That’s a wallet I bought from Cuddle Formation. It’s pink and has stars. On the inside is scrawled “Balance: LOL” and “PIN: 6969420″. This is my wallet now. The one I use everyday to house my driver’s license and health insurance card and such is pink and has stars and says “Balance: LOL”. I threw away my brown leather wallet and transferred all of my identification and other personal effects into this wallet. I am almost 34 years old.
I have a problem where I forget just how old I am. This has been a long-standing issue where I don’t realize just how a person of my age and responsibilities should behave. In my teens, I still collected toys. In my twenties I worried and fretted about what people I went to high school thought about me. Now, I often forget that I am in my thirties with two kids and no job. Time just moves quicker than I realize.
Here is the thing about mental age: the rest of the world just keeps right on spinning. Time refuses to stand still, even if you do. People change and expect you to have done the same. People get older, sometimes they pass, and as you age you have to realize that more and more of the people you grew up with are gone, if not physically then they are different people than they were, and you probably should grow, too. Your possessions increase and so do your responsibilities, which then means that your possessions need to change to match your responsibilities and if you remain attached to things to showcase your youth while also trying to match your responsibilities you suddenly have a house full of crap you don’t really need. Even if you want to pretend you’re still 22, the rest of the world expects you to be 34. There are certain expectations of what a mid-thirties father should probably be. He should be working towards something, and should be well on his way to getting there. He should already have a moderate amount of success and should be parlaying that success into even more success so his family doesn’t have want or need.
That’s the dream, right? Or at least that’s my dream. To be as aged as the rest of the world sees me and needs me to be so my family can always be taken care of. I suppose the real dream is that the world just leaves me be and I can somehow co-exist with what I want to be and what I have to be to make sure my family is always taken care of, but the sad reality is that you need to have some sort of conformity. I need to give up the some of the trappings of youth and just get with the program. To grow and understand just what my position in life should be, but I often fall back into the trap of immaturity. I feel like once I realize that I am an adult and also how to be an adult I can then go be an adult.
It’s thoughts like that that lead you to going to shows with the fight of being in your thirties but wanting to behave like you’re in your mid-twenties. You overcompensate. You go with the thought that you can experience art, but you end up networking. You go with the idea that you can write things like:
“Cuddle Formation has a sound that differs from their band name. To me, I expected bouncy, peppy and happy. Maybe even cartoony. But it turns out it is weird, ambient and slightly dark. Also, beautiful as Cuddle Formation plays with noise, sound and light in a way that brings out a pulchritude that you wouldn’t expect. Maybe just an appreciation and joy of beauty that can bring people together. Maybe they’ll even embrace because of it. Huh, I guess Cuddle Formation is apt, afterall.”

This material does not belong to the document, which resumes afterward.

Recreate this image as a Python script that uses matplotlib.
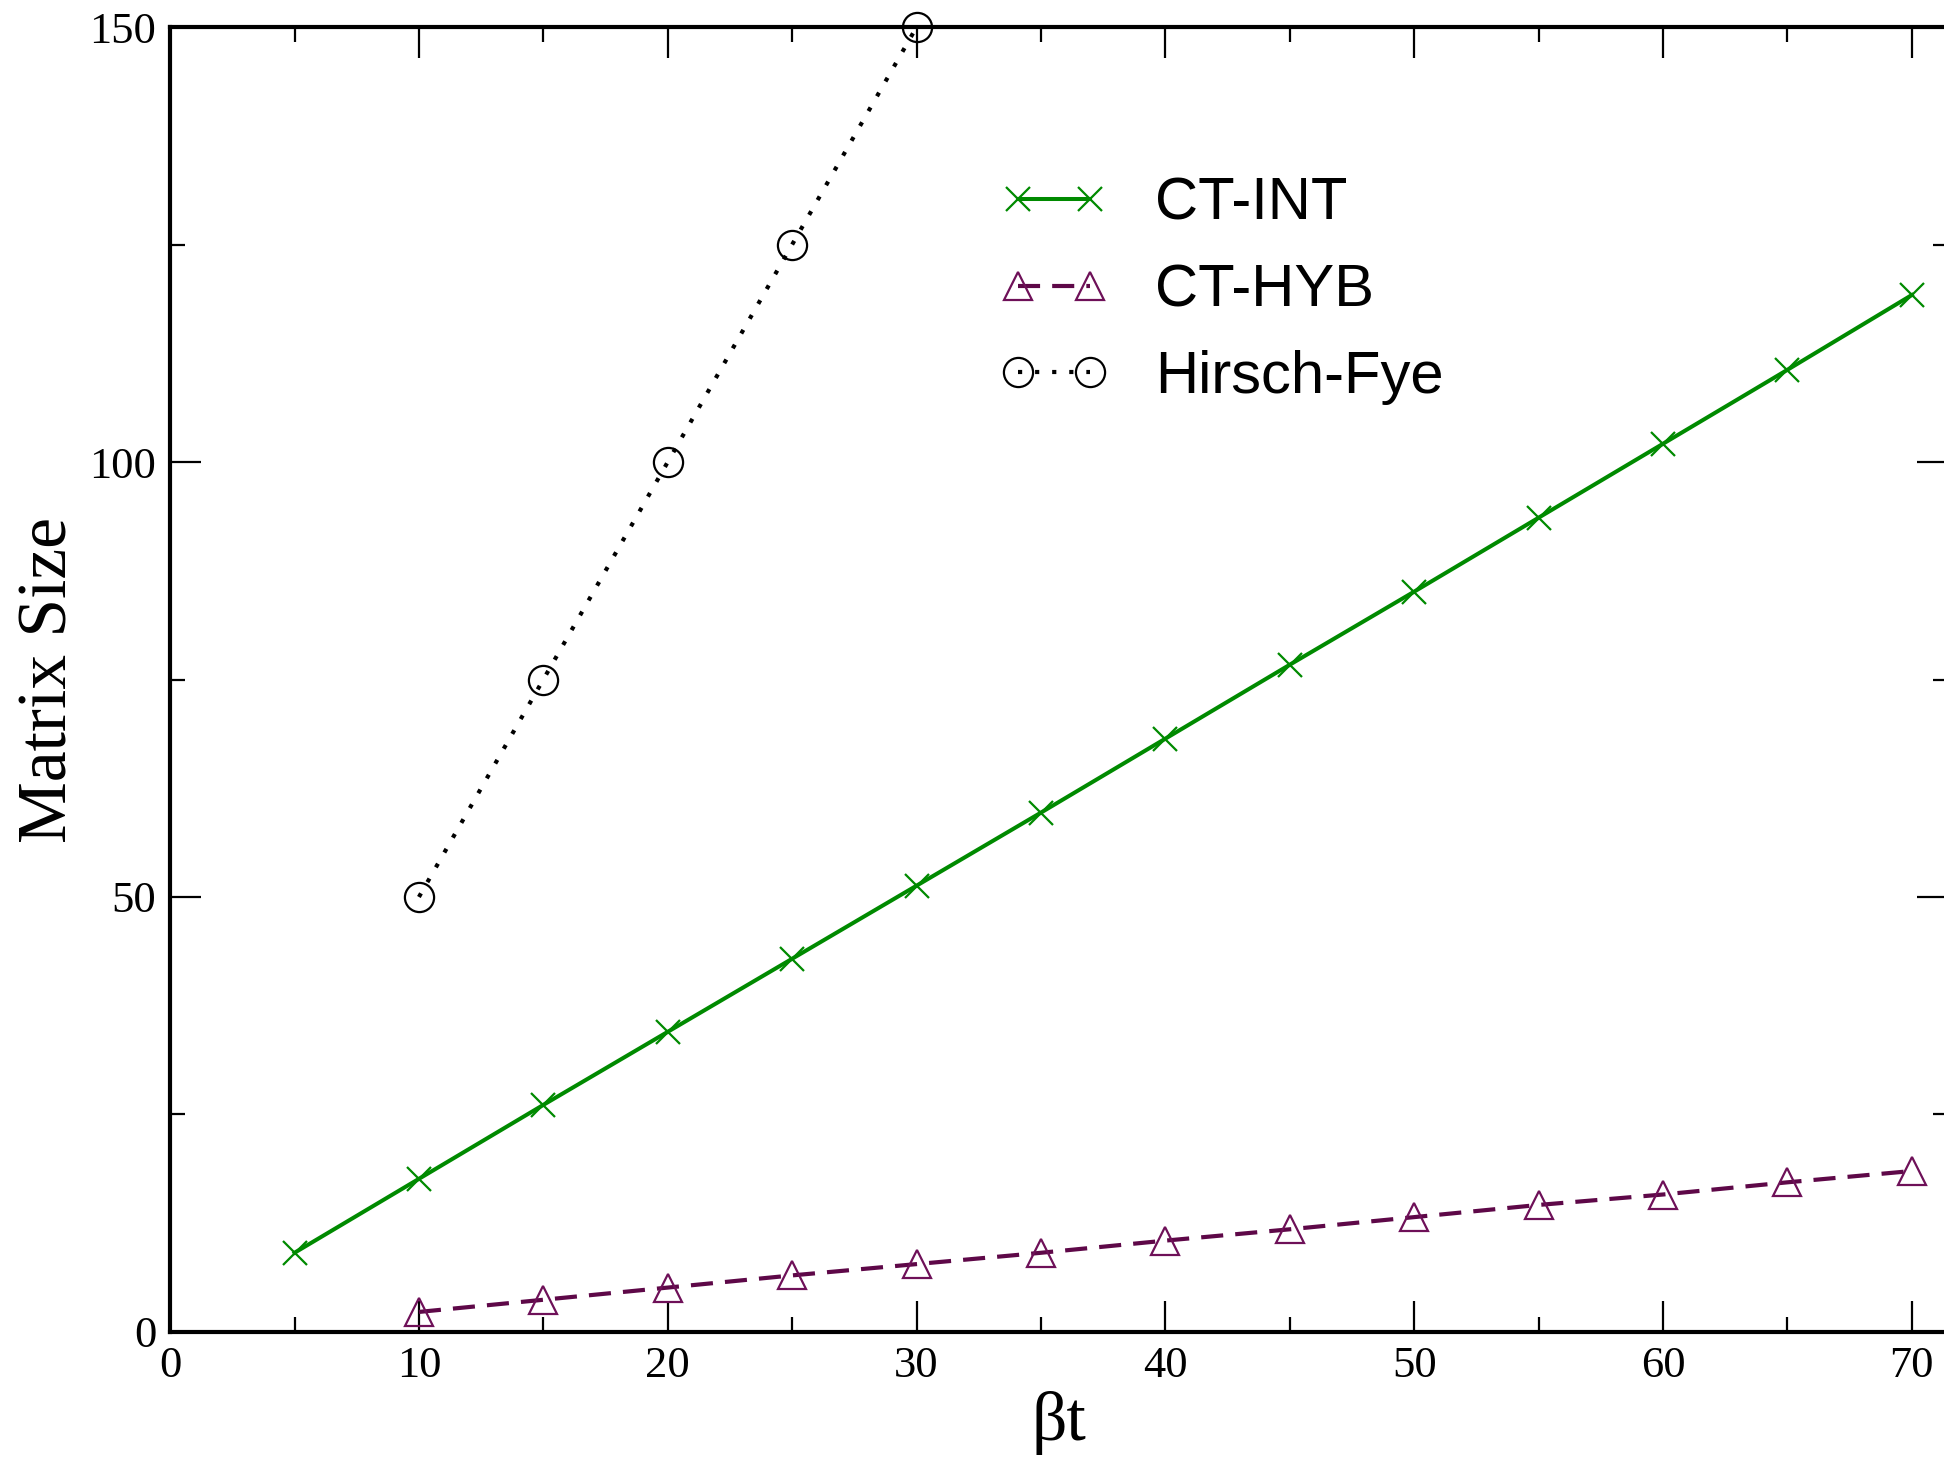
import numpy as np
import matplotlib.pyplot as plt
from matplotlib.ticker import MultipleLocator

# data
beta_int = [5, 10, 15, 20, 25, 30, 35, 40, 45, 50, 55, 60, 65, 70]
size_int = [9.1, 17.6, 26.1, 34.5, 42.9, 51.3, 59.7, 68.2, 76.7, 85.1, 93.6, 102.1, 110.6, 119.2]

beta_hyb = [10, 15, 20, 25, 30, 35, 40, 45, 50, 55, 60, 65, 70]
size_hyb = [2.3, 3.7, 5.1, 6.5, 7.8, 9.1, 10.5, 11.8, 13.2, 14.6, 15.8, 17.2, 18.5]

beta_hf = [10, 15, 20, 25, 30]
size_hf = [50, 75, 100, 125, 150]

fig = plt.figure(figsize=(19.44, 14.64), dpi=100)
ax = fig.add_axes([0.0875, 0.0902, 0.9125 + 0.002, 0.9815 - 0.0902])

ax.plot(beta_int, size_int, color='#008a00', lw=2.9, marker='x', ms=17, mew=1.6,
        label='CT-INT', clip_on=False, zorder=3)
ax.plot(beta_hyb, size_hyb, color='#5e0848', lw=3.0, dashes=(5.3, 2.9),
        marker='^', ms=20, mfc='none', mec='#6e1058', mew=1.6,
        label='CT-HYB', clip_on=False, zorder=3)
ax.plot(beta_hf, size_hf, color='black', lw=3.0, dashes=(1.0, 3.1),
        marker='o', ms=21, mfc='none', mec='black', mew=1.6,
        label='Hirsch-Fye', clip_on=False, zorder=3)

ax.set_xlim(0, 71.45)
ax.set_ylim(0, 150)
ax.xaxis.set_major_locator(MultipleLocator(10))
ax.xaxis.set_minor_locator(MultipleLocator(5))
ax.yaxis.set_major_locator(MultipleLocator(50))
ax.yaxis.set_minor_locator(MultipleLocator(25))

ax.tick_params(which='both', direction='in', top=True, right=True, width=1.6)
ax.tick_params(which='major', length=22, pad=10)
ax.tick_params(which='minor', length=11)
for s in ax.spines.values():
    s.set_linewidth(3.0)

for lab in ax.get_xticklabels() + ax.get_yticklabels():
    lab.set_fontfamily('Liberation Serif')
    lab.set_fontsize(32)

ax.set_xlabel('βt', family='Liberation Serif', fontsize=50, labelpad=4)
ax.set_ylabel('Matrix Size', family='Liberation Serif', fontsize=50, labelpad=6)

leg = ax.legend(loc='upper left', bbox_to_anchor=(0.45, 0.908), frameon=False,
                numpoints=2, handlelength=1.8, handletextpad=0.8,
                labelspacing=0.53, borderpad=0,
                prop={'family': 'Liberation Sans', 'size': 43})

fig.savefig('out.png', dpi=100)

And actually get swept up in that thought and not just write it. (It’s true, by the way.)
Instead, you spend a whole lot of time analyzing why you’re there and not trying to find a job and being insular when you should appreciate what you have in front of you. You end up envying Ramona Muse because of the freedom and confidence she exudes and then almost cursing her for the same things because you are no longer young and free and are super jealous. You end up missing a dynamic talent like Emily Reo so you can talk to someone who could potentially impact your career aspirations, whatever they may be. You worry that Tires is going to destroy your hearing instead of being excited that Tires is going to destroy your hearing (thanks to legendary and award-winning Iowa concert goer Andrew Smith for giving me an extra pair of ear plugs. They were needed.) You have constant internal debates as to whether the money for cover, beers and one accidental over-priced bourbon (C’mon, Bulliet is like the same price per bottle as Jameson, no way it should be four dollars more per glass) could’ve been better spent on things like toilet paper and applesauce. Then sometimes after consuming those drinks your brain revolts with this being old bullshit and you buy a pink wallet with cartoon stars. LOL.

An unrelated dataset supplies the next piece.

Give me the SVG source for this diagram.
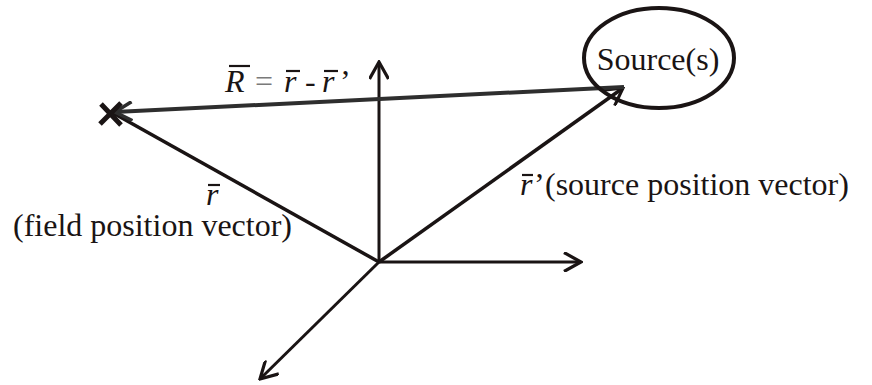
<svg xmlns="http://www.w3.org/2000/svg" width="872" height="385" viewBox="0 0 872 385">
<style>
.ax{stroke:#1a1414;stroke-width:3;fill:none;stroke-linecap:butt}
.rv{stroke:#1a1414;stroke-width:3.5;fill:none}
.Rv{stroke:#2e2e2e;stroke-width:4;fill:none}
.t{font-family:"Liberation Serif","Times New Roman",serif;font-size:32px;fill:#1a1414}
.i{font-style:italic}
.bar{stroke:#1a1414;stroke-width:2.2}
</style>
<defs>
<marker id="open" viewBox="0 0 20 20" refX="18" refY="10" markerWidth="20" markerHeight="20" orient="auto" markerUnits="userSpaceOnUse">
<path d="M1,0.5 L18,10 L1,19.5" fill="none" stroke="#1a1414" stroke-width="3.2"/>
</marker>
<marker id="openG" viewBox="0 0 20 20" refX="18" refY="10" markerWidth="20" markerHeight="20" orient="auto" markerUnits="userSpaceOnUse">
<path d="M1,0.5 L18,10 L1,19.5" fill="none" stroke="#2e2e2e" stroke-width="3.5"/>
</marker>
</defs>
<g id="connectors">
<line class="ax" x1="379" y1="262" x2="379" y2="62" marker-end="url(#open)"/>
<line class="ax" x1="379" y1="262" x2="581" y2="262" marker-end="url(#open)"/>
<line class="ax" x1="379" y1="262" x2="260" y2="379" marker-end="url(#open)"/>
<line class="rv" x1="379" y1="262" x2="113" y2="113"/>
<line class="rv" x1="379" y1="262" x2="623" y2="88" marker-end="url(#open)"/>
<line class="Rv" x1="624" y1="87" x2="115" y2="112" marker-end="url(#openG)"/>
</g>
<g id="source">
<ellipse cx="659" cy="58" rx="75" ry="50" fill="none" stroke="#1a1414" stroke-width="4"/>
<text class="t" x="658" y="70" text-anchor="middle">Source(s)</text>
</g>
<g id="field-point">
<path d="M101,104 L121,125 M100,124 L121,103" stroke="#1a1414" stroke-width="5" fill="none"/>
</g>
<g id="label-R">
<text class="t" y="92"><tspan class="i" x="225">R</tspan><tspan x="255" fill="#7a7a7a">=</tspan><tspan class="i" x="284">r</tspan><tspan x="305">-</tspan><tspan class="i" x="322">r</tspan><tspan x="340">’</tspan></text>
<line class="bar" x1="229" y1="66" x2="250" y2="66"/>
<line class="bar" x1="286" y1="71" x2="300" y2="71"/>
<line class="bar" x1="324" y1="71" x2="338" y2="71"/>
</g>
<g id="label-r">
<text class="t i" x="206" y="205">r</text>
<line class="bar" x1="208" y1="185" x2="220" y2="185"/>
<text class="t" x="292" y="236" text-anchor="end">(field position vector)</text>
</g>
<g id="label-rprime">
<text class="t" y="195"><tspan class="i" x="520">r</tspan><tspan x="534">’</tspan></text>
<line class="bar" x1="522" y1="175" x2="533" y2="175"/>
<text class="t" x="545" y="195">(source position vector)</text>
</g>
</svg>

It is the balance that needs to be achieved. Aging is fine, and should be understood and accepted, but not at a complete loss of what makes you you. If I could offer one piece of advice to a graduating class it would be, “Live in the now, appreciate the then and anticipate what will be.” But this mindset doesn’t happen immediately. It has to be developed, cultured and nurtured. If you push too quickly into it, you buy a wallet that is pink and has stars and says “6969420″ instead of household goods so you can rage against what the world needs you to be in the silliest way possible.

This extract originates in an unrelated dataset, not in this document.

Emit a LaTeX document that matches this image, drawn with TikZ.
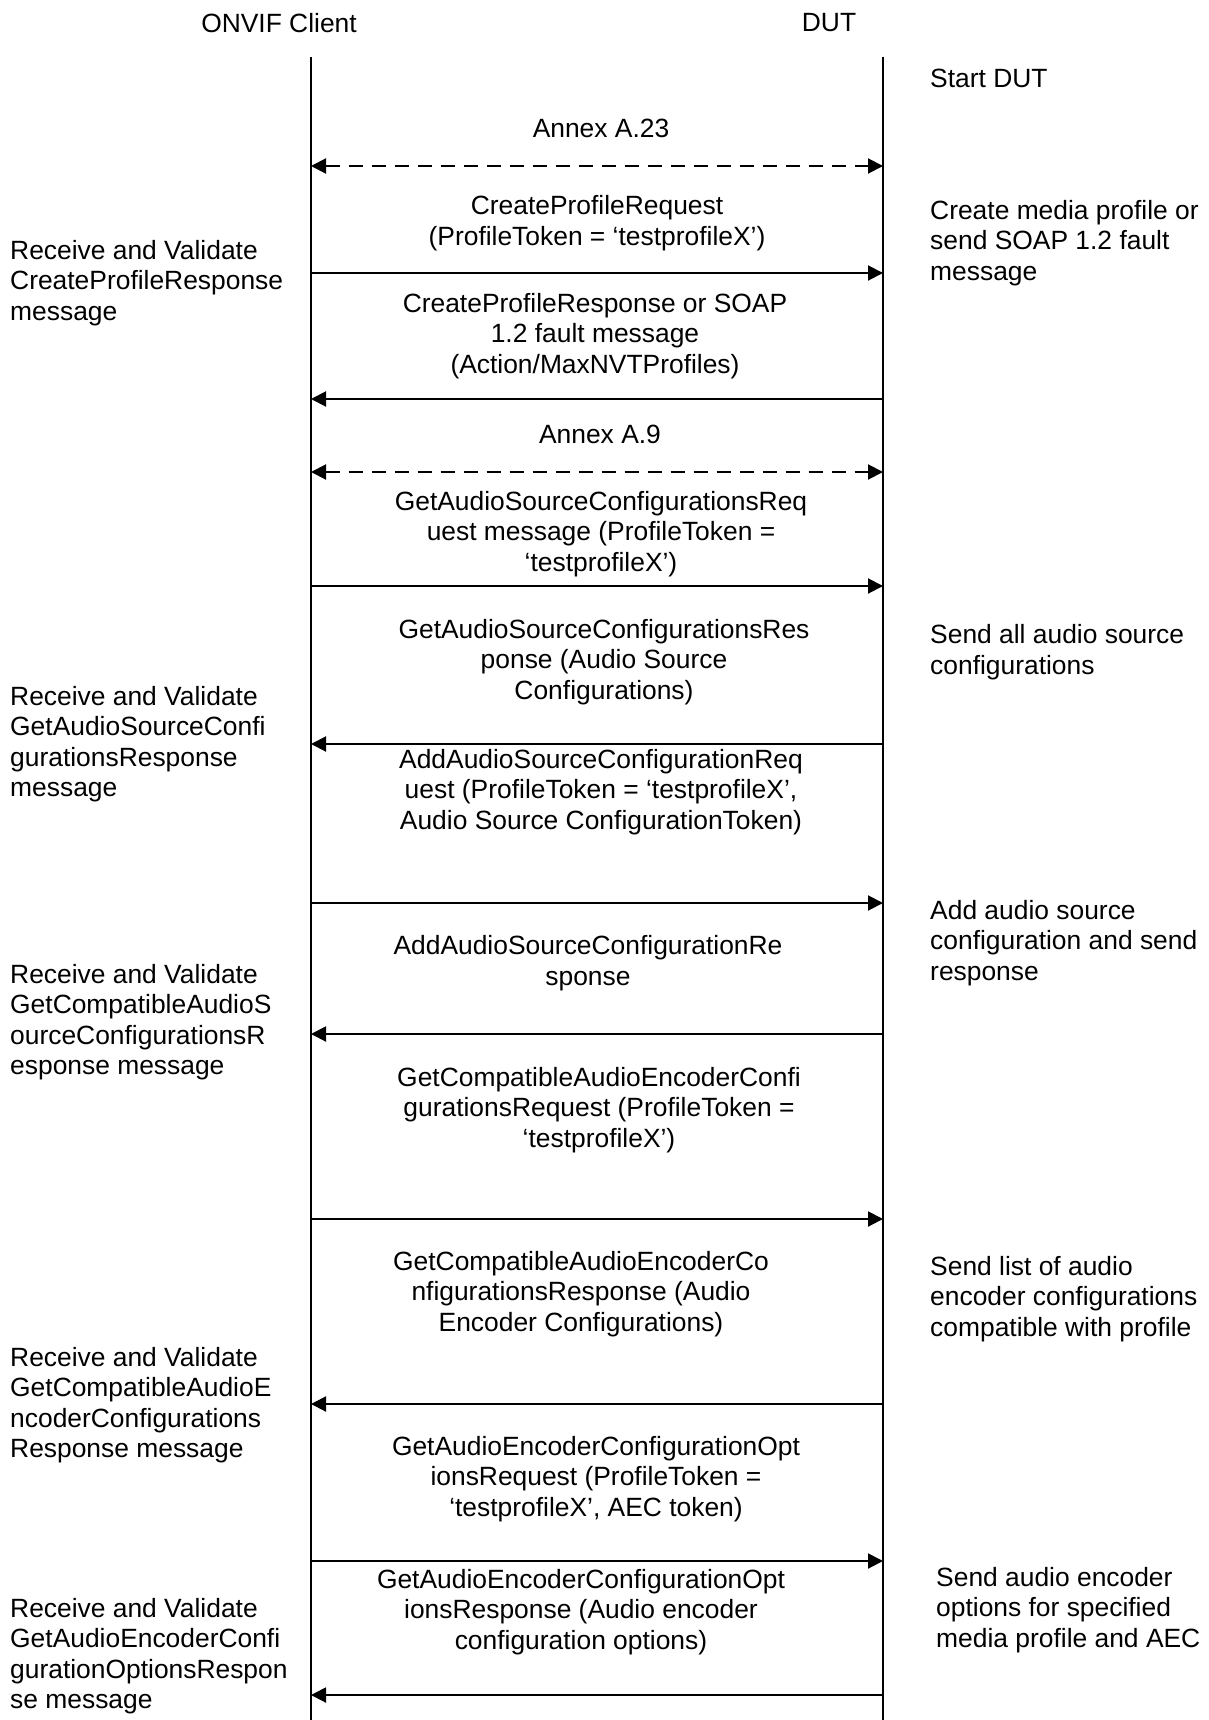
\documentclass[tikz,border=0pt]{standalone}
\usepackage{fontspec}
\setmainfont{Liberation Sans}
\usetikzlibrary{arrows.meta}
\begin{document}
\begin{tikzpicture}[x=1pt,y=-1pt,
  txt/.style={inner sep=0pt,font=\fontsize{26.4}{30.5}\selectfont},
  msg/.style={txt,align=center},
  lnote/.style={txt,align=left,anchor=west},
  rnote/.style={txt,align=left,anchor=west},
  life/.style={line width=1.5pt},
  call/.style={line width=2pt,-{Triangle[length=15pt,width=15pt]}},
  annex/.style={line width=2pt,dash pattern=on 14pt off 9pt,{Triangle[length=15pt,width=15pt]}-{Triangle[length=15pt,width=15pt]}}]
\useasboundingbox (0,0) rectangle (1209,1720);
\fill[white] (0,0) rectangle (1209,1720);
% headers
\node[txt] (hc) at (279,23) {ONVIF Client};
\node[txt] (hd) at (829,23) {DUT};
% lifelines
\coordinate (ct) at (311,57); \coordinate (cb) at (311,1720);
\coordinate (dt) at (883,57); \coordinate (db) at (883,1720);
\draw[life] (ct) -- (cb);
\draw[life] (dt) -- (db);
% arrow end points
\foreach \n/\y in {1/166,2/273,3/399,4/472,5/586,6/744,7/903,8/1034,9/1219,10/1404,11/1561,12/1695}{
  \coordinate (c\n) at (311,\y);
  \coordinate (d\n) at (883,\y);
}
% messages
\node[msg] (m1) at (601,128) {Annex A.23};
\draw[annex] (c1) -- (d1);
\node[msg] (m2) at (597,223) {CreateProfileRequest\\(ProfileToken = ‘testprofileX’)};
\draw[call] (c2) -- (d2);
\node[msg] (m3) at (595,336) {CreateProfileResponse or SOAP\\1.2 fault message\\(Action/MaxNVTProfiles)};
\draw[call] (d3) -- (c3);
\node[msg] (m4) at (600,434) {Annex A.9};
\draw[annex] (c4) -- (d4);
\node[msg] (m5) at (601,534) {GetAudioSourceConfigurationsReq\\uest message (ProfileToken =\\‘testprofileX’)};
\draw[call] (c5) -- (d5);
\node[msg] (m6) at (604,662) {GetAudioSourceConfigurationsRes\\ponse (Audio Source\\Configurations)};
\draw[call] (d6) -- (c6);
\node[msg] (m7) at (601,792) {AddAudioSourceConfigurationReq\\uest (ProfileToken = ‘testprofileX’,\\Audio Source ConfigurationToken)};
\draw[call] (c7) -- (d7);
\node[msg] (m8) at (588,963) {AddAudioSourceConfigurationRe\\sponse};
\draw[call] (d8) -- (c8);
\node[msg] (m9) at (599,1110) {GetCompatibleAudioEncoderConfi\\gurationsRequest (ProfileToken =\\‘testprofileX’)};
\draw[call] (c9) -- (d9);
\node[msg] (m10) at (581,1294) {GetCompatibleAudioEncoderCo\\nfigurationsResponse (Audio\\Encoder Configurations)};
\draw[call] (d10) -- (c10);
\node[msg] (m11) at (596,1479) {GetAudioEncoderConfigurationOpt\\ionsRequest (ProfileToken =\\‘testprofileX’, AEC token)};
\draw[call] (c11) -- (d11);
\node[msg] (m12) at (581,1612) {GetAudioEncoderConfigurationOpt\\ionsResponse (Audio encoder\\configuration options)};
\draw[call] (d12) -- (c12);
% left notes
\node[lnote] (l1) at (10,283) {Receive and Validate\\CreateProfileResponse\\message};
\node[lnote] (l2) at (10,744) {Receive and Validate\\GetAudioSourceConfi\\gurationsResponse\\message};
\node[lnote] (l3) at (10,1022) {Receive and Validate\\GetCompatibleAudioS\\ourceConfigurationsR\\esponse message};
\node[lnote] (l4) at (10,1405) {Receive and Validate\\GetCompatibleAudioE\\ncoderConfigurations\\Response message};
\node[lnote] (l5) at (10,1656) {Receive and Validate\\GetAudioEncoderConfi\\gurationOptionsRespon\\se message};
% right notes
\node[rnote] (r1) at (930,78) {Start DUT};
\node[rnote] (r2) at (930,243) {Create media profile or\\send SOAP 1.2 fault\\message};
\node[rnote] (r3) at (930,652) {Send all audio source\\configurations};
\node[rnote] (r4) at (930,943) {Add audio source\\configuration and send\\response};
\node[rnote] (r5) at (930,1299) {Send list of audio\\encoder configurations\\compatible with profile};
\node[rnote] (r6) at (936,1610) {Send audio encoder\\options for specified\\media profile and AEC};
\end{tikzpicture}
\end{document}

I woke the next day completely embarrassed by my purchase, but I realize now that there has to be that balance. That I still have a little bit of that immaturity to me while trying to improve. So, I’m going to keep it as my wallet. I wanted that wallet, so I have that wallet. It will be my link to the past as I move toward the future. A reminder of the person I was and the person I am and the person I will be. I did end up scribbling over the inside stuff, because I am for sure too old to have a wallet that says “6969420″.